The attack came a week after a bloody coup attempt that left at least 113 people dead was thwarted with help of U.S. war jets.
Later, a grenade exploded at the house of an unidentified American diplomat in Manila’s Makati financial district, the U.S. Embassy said. One Filipino workman who was repairing the roof was slightly injured.
The army said more security patrols had been set up near the seaside compound and the U.S. Embassy, 2 1/2 miles to the north.
Embassy spokesman David Andriessen said the device that exploded at the house could have been fired last week during coup-associated fighting, not intentionally planted.
The U.S. Embassy denounced Thursday’s attack on the Seafront compound as a ″cowardly act″ by ″terrorists″ who could have killed some of the hundreds of Americans who live and work in the compound, which includes the American Club, sports field, commissary and housing for government employees.
Police said four cars were damaged when the grenades exploded near the U.S. military post office and near an apartment complex for U.S. families.

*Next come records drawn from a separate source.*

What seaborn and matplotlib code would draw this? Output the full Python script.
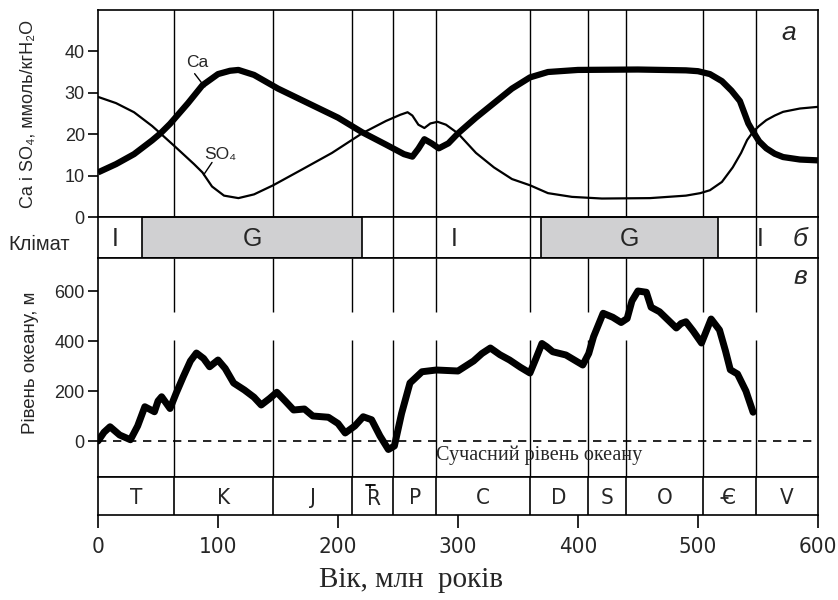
import matplotlib
matplotlib.use('Agg')
import matplotlib.pyplot as plt
import seaborn as sns

sns.set_style("white")
plt.rcParams['font.family'] = ['Liberation Sans', 'DejaVu Sans']

# Ca та SO4, ммоль/кг H2O
ca_age = [0, 15, 30, 45, 52, 60, 75, 87, 100, 110, 117, 130, 150, 175, 200, 220, 240,
          255, 262, 267, 272, 278, 284, 292, 300, 315, 330, 345, 360, 375, 400, 450,
          490, 500, 510, 520, 528, 535, 542, 546, 551, 557, 564, 571, 585, 600]
ca_val = [10.8, 12.8, 15.2, 18.5, 20.2, 22.5, 27.5, 31.8, 34.5, 35.3, 35.5, 34.3, 31.0,
          27.5, 24.0, 20.5, 17.5, 15.2, 14.6, 16.5, 18.8, 17.8, 16.6, 17.8, 20.2, 24.0,
          27.5, 31.0, 33.7, 35.0, 35.5, 35.6, 35.4, 35.2, 34.5, 32.8, 30.5, 28.0, 22.6,
          20.6, 18.3, 16.6, 15.3, 14.5, 13.9, 13.7]
so4_age = [0, 15, 30, 45, 52, 65, 80, 87, 95, 105, 117, 130, 146, 170, 195, 220, 240,
           252, 258, 262, 267, 272, 277, 283, 290, 300, 315, 330, 345, 360, 375, 395,
           420, 460, 490, 502, 510, 520, 529, 536, 541, 546, 551, 557, 564, 571, 585, 600]
so4_val = [29.0, 27.5, 25.3, 22.0, 20.2, 16.8, 12.8, 10.8, 7.4, 5.2, 4.6, 5.5, 7.7, 11.5,
           15.5, 20.2, 23.2, 24.7, 25.3, 24.5, 22.3, 21.5, 22.6, 23.0, 22.3, 20.2, 15.5,
           12.0, 9.2, 7.7, 5.8, 4.9, 4.5, 4.6, 5.2, 5.8, 6.5, 8.5, 12.0, 15.5, 18.6, 20.6,
           22.0, 23.4, 24.5, 25.4, 26.2, 26.6]

# рівень океану, м
sea_age = [0, 5, 10, 18, 27, 33, 39, 47, 50, 53, 60, 65, 71, 77, 82, 88, 93, 100, 106,
           113, 122, 130, 136, 143, 149, 156, 163, 172, 179, 192, 200, 206, 214, 221, 228,
           235, 242, 247, 253, 260, 270, 282, 300, 313, 320, 327, 335, 343, 352, 360, 365,
           370, 374, 379, 390, 404, 409, 413, 421, 429, 436, 441, 445, 450, 457, 461, 468,
           476, 482, 486, 490, 496, 503, 507, 511, 518, 523, 527, 533, 540, 546]
sea_level = [0, 35, 57, 24, 5, 60, 137, 117, 160, 177, 130, 190, 257, 320, 352, 330, 297,
             324, 290, 232, 204, 175, 144, 170, 195, 160, 124, 128, 100, 95, 70, 32, 60, 97,
             85, 20, -34, -20, 110, 232, 277, 284, 280, 320, 350, 372, 345, 324, 295, 272,
             330, 390, 377, 357, 344, 304, 350, 417, 511, 495, 474, 490, 560, 600, 595, 535,
             517, 480, 452, 470, 477, 440, 392, 440, 488, 444, 360, 285, 268, 200, 115]

period_bounds = [0, 63, 146, 212, 246, 282, 360, 408, 440, 504, 548, 600]
period_names = ['T', 'K', 'J', 'TR', 'P', 'C', 'D', 'S', 'O', 'Є', 'V']
climate_bounds = [0, 37, 220, 369, 517, 600]
climate_names = ['I', 'G', 'I', 'G', 'I']

inner = period_bounds[1:-1]
fig = plt.figure(figsize=(8.38, 6), dpi=100)
L, W = 0.117, 0.859
ax_top = fig.add_axes([L, 0.638, W, 0.345])
ax_clim = fig.add_axes([L, 0.570, W, 0.068])
ax_sea = fig.add_axes([L, 0.205, W, 0.365])
ax_per = fig.add_axes([L, 0.142, W, 0.063])

for ax in (ax_top, ax_clim, ax_sea, ax_per):
    ax.set_xlim(0, 600)
    ax.set_facecolor('white')
    for s in ax.spines.values():
        s.set_visible(True)
        s.set_color('black')
        s.set_linewidth(1.2)
    ax.set_xticks([])
    ax.set_yticks([])

tick_kw = dict(direction='out', length=7.5, width=1.2, color='black', labelsize=13, pad=2)
narrow = dict(family=['DejaVu Sans'], stretch='condensed')

# а: Ca і SO4
ax_top.set_ylim(0, 49.9)
for b in inner:
    ax_top.axvline(b, color='black', lw=1, zorder=1)
sns.lineplot(x=ca_age, y=ca_val, ax=ax_top, color='black', linewidth=4.5,
             solid_capstyle='butt', solid_joinstyle='round', zorder=3)
sns.lineplot(x=so4_age, y=so4_val, ax=ax_top, color='black', linewidth=1.6,
             solid_joinstyle='round', zorder=3)
ax_top.set_yticks([0, 10, 20, 30, 40])
ax_top.tick_params(axis='y', left=True, **tick_kw)
ax_top.set_xlabel('')
ax_top.set_ylabel('')
ax_top.text(82.5, 37.3, 'Ca', ha='center', va='center', fontsize=12.5)
ax_top.plot([80.5, 89], [34.6, 31.4], color='black', lw=1)
ax_top.text(102, 15.2, 'SO₄', ha='center', va='center', fontsize=12.5)
ax_top.plot([95, 88], [13.2, 10.2], color='black', lw=1)
ax_top.text(576, 44.5, 'а', ha='center', va='center', fontsize=19, style='italic')

# б: клімат
ax_clim.set_ylim(0, 1)
for b in inner:
    ax_clim.axvline(b, color='black', lw=1, zorder=1)
for i, name in enumerate(climate_names):
    x0, x1 = climate_bounds[i], climate_bounds[i + 1]
    if name == 'G':
        ax_clim.axvspan(x0, x1, color='#d0d0d2', ec='black', lw=1.2, zorder=2)
    xc = (x0 + x1) / 2 if name == 'G' else x0 + 14 if i == 0 else x0 + 77 if i == 2 else x0 + 35
    ax_clim.text(xc, 0.47, name, ha='center', va='center', fontsize=18, zorder=3)
ax_clim.text(585, 0.47, 'б', ha='center', va='center', fontsize=19, style='italic')
fig.text(0.010, 0.592, 'Клімат', ha='left', va='center', fontsize=14.5)

# в: рівень океану
ax_sea.set_ylim(-144, 732)
for b in inner:
    ax_sea.vlines(b, -144, 404, color='black', lw=1, zorder=1)
    ax_sea.vlines(b, 516, 732, color='black', lw=1, zorder=1)
ax_sea.axhline(0, color='black', lw=1.2, ls=(0, (5, 4)), zorder=2)
sns.lineplot(x=sea_age, y=sea_level, ax=ax_sea, color='black', linewidth=5,
             solid_capstyle='round', solid_joinstyle='round', zorder=3)
ax_sea.set_yticks([0, 200, 400, 600])
ax_sea.tick_params(axis='y', left=True, **tick_kw)
ax_sea.set_xlabel('')
ax_sea.set_ylabel('')
ax_sea.text(282, -58, 'Сучасний рівень океану', ha='left', va='center', fontsize=14.5,
            family=['Liberation Serif', 'DejaVu Serif'])
ax_sea.text(585, 655, 'в', ha='center', va='center', fontsize=19, style='italic')

# періоди
ax_per.set_ylim(0, 1)
for b in inner:
    ax_per.axvline(b, color='black', lw=1.2)
for i, name in enumerate(period_names):
    xc = (period_bounds[i] + period_bounds[i + 1]) / 2
    if name == 'TR':
        ax_per.text(xc + 1, 0.42, 'R', ha='center', va='center', fontsize=16, **narrow)
        ax_per.plot([xc - 6, xc + 2], [0.8, 0.8], color='black', lw=1.3)
        ax_per.plot([xc - 2, xc - 2], [0.8, 0.7], color='black', lw=1.3)
    elif name == 'Є':
        ax_per.text(xc, 0.45, name, ha='center', va='center', fontsize=16, **narrow)
        ax_per.plot([xc - 6.5, xc - 1], [0.45, 0.45], color='black', lw=1.1)
    else:
        ax_per.text(xc, 0.45, name, ha='center', va='center', fontsize=16, **narrow)
ax_per.set_xticks(range(0, 601, 100))
ax_per.tick_params(axis='x', bottom=True, direction='out', length=9, width=1.2,
                   color='black', labelsize=16, pad=7)
for lab in ax_per.get_xticklabels():
    lab.set_family(['DejaVu Sans'])
    lab.set_stretch('condensed')

fig.text(0.033, 0.81, 'Ca і SO₄, ммоль/кгH₂O', rotation=90, ha='center', va='center',
         fontsize=13)
fig.text(0.036, 0.395, 'Рівень океану, м', rotation=90, ha='center', va='center', fontsize=13.5)
fig.text(0.49, 0.033, 'Вік, млн  років', ha='center', va='center', fontsize=21,
         family=['Liberation Serif', 'DejaVu Serif'])

plt.savefig('out.png', dpi=100)
plt.close()
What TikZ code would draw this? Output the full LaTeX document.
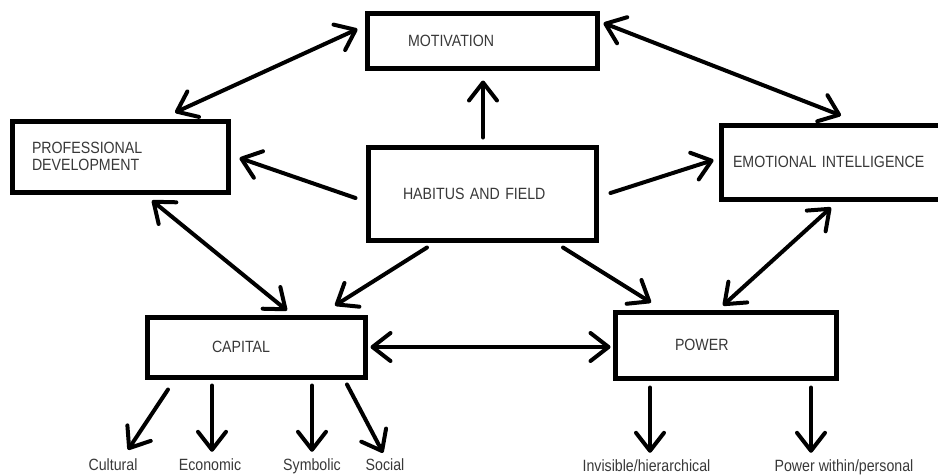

President Corazon Aquino telephoned U.S. Ambassador Nicholas Platt to assure him that Philippine authorities would take all measures to protect Americans.
There was no claim of responsibility, but Brig. Gen. Alexander Aguirre, chief of the police Capital Command, said the attackers could have been rebel soldiers who launched a coup attempt against Mrs. Aquino on Dec. 1.
The incident followed threats against U.S. interests by rebel soldiers after U.S. F-4 Phantom jets flew air cover for government forces during the coup attempt, which ended Saturday.
Police said five armed men were seen abandoning a van near the compound soon after the attack. Inside the van, police found a plastic container for a rifle grenade with serial numbers identical to those on a grenade fragment recovered on the compound.
The owner of the van, Armando Pantaleon, told troops that three men with .45-caliber pistols had taken his van at gunpoint about an hour before the attack.
″The terrorists involved clearly did not care if they harmed innocent civilians, including women, children and men,″ Platt said in a statement.
Americans were warned to stay away from the U.S. Embassy and other U.S. facilities ″in the immediate future.″ The U.S. military banned non-essential travel to Manila by the 40,000 U.S. troops, military dependents and civilian employees at the six U.S. military bases north and west of the capital.
Authorities say about half the estimated 3,000 troops who took part are still at large.
On Wednesday, Defense Secretary Fidel Ramos said remnants of the rebel force still retain the capability to launch ″terrorist attacks, sabotage and assassination.″
Two people were killed and 18 injured when an assailant threw a grenade Saturday into Manila’s main post office.
In other developments, the government’s intelligence chief told the Senate Intelligence Oversight Committee on Thursday that rebels were planning another move against the government to be launched in the central Visayas islands and on Mindanao island.
Rodolfo Canieso, chief of the National Intelligence Coordinating Agency, said 60 percent of the 160,000-member armed forces would accept whatever government emerged victorious in a future coup.
Canieso, a retired major general and former army commander, warned that the entire Philippine society was ″in a state of flux.″
A joint legislative committee late Thursday approved a compromise bill granting Mrs. Aquino emergency powers for six months. The committee will refer the new bill to the Senate and House of Representatives on Monday. Both chambers had approved differing versions of the emergency bill.
Mrs. Aquino declared an indefinite state of emergency Dec. 6 and this week asked Congress to grant specific powers under the declaration.